Fox News host Jesse Watters hosted a segment calling the investigation “crocked from the jump,” suggesting to viewers that “we have a coup on our hands in America.”

Donald Trump Jr. retweeted the clip.

And Fox News hosted a segment with White House adviser Kellyanne Conway, which featured the chyron “A COUP IN AMERICA?”

The latest round of attacks came after a House Judiciary Committee hearing with Deputy Attorney General Rod Rosenstein last week in which Republicans repeatedly accused the bureau of partisanship over the 2016 text messages between two FBI investigators that disparaged Trump (as well as Democrats like Martin O’Malley and Bernie Sanders).

FBI agents are allowed to privately express political views, and the texts only came to light because the two officials were allegedly having an affair and they exchanged the messages on their work phones, which made them easy for DOJ officials to access.

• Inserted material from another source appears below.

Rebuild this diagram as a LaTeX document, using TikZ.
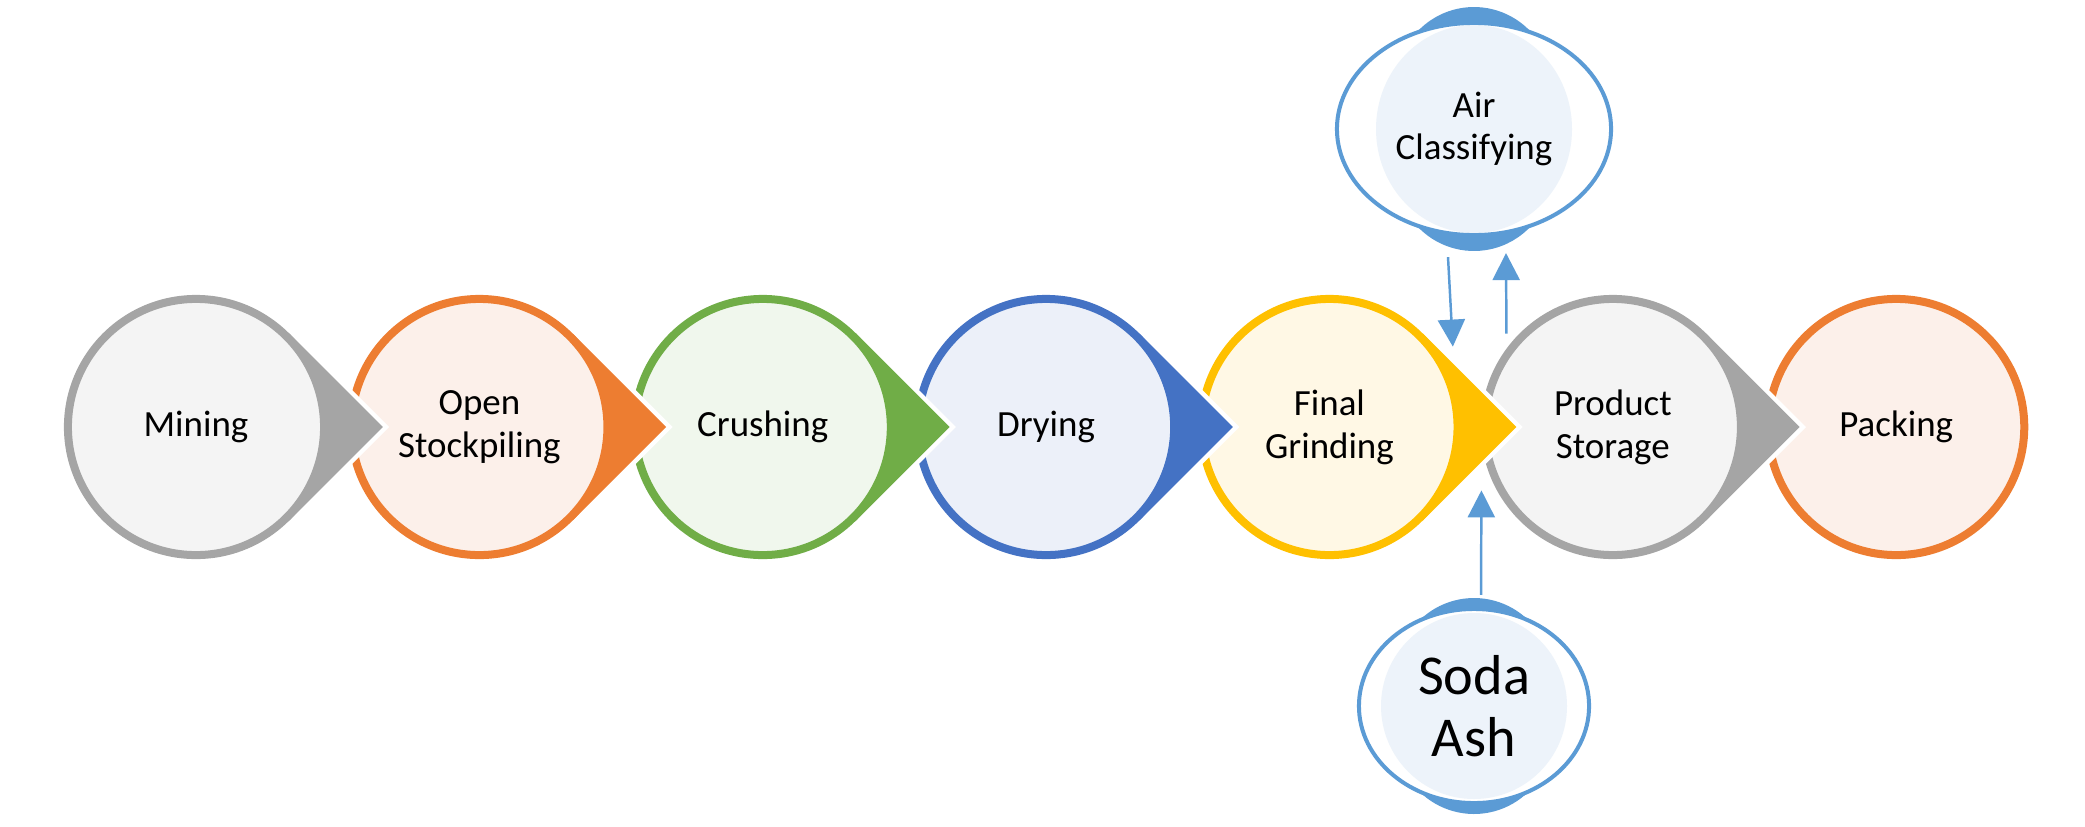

Officials in the Justice Department’s press office allowed some reporters on the DOJ beat to view the text messages ahead of Rosenstein’s testimony last week, which raised alarms for some Democrats who viewed it as an attempt to undermine the special counsel probe (from which Attorney General Jeff Sessions is recused).

In a statement on Friday, the Justice Department Inspector General’s office ― which is leading the probe of the two FBI officials ― said it was not consulted about the release of the texts to the media, but had told officials they did not object to providing the text messages to Congress.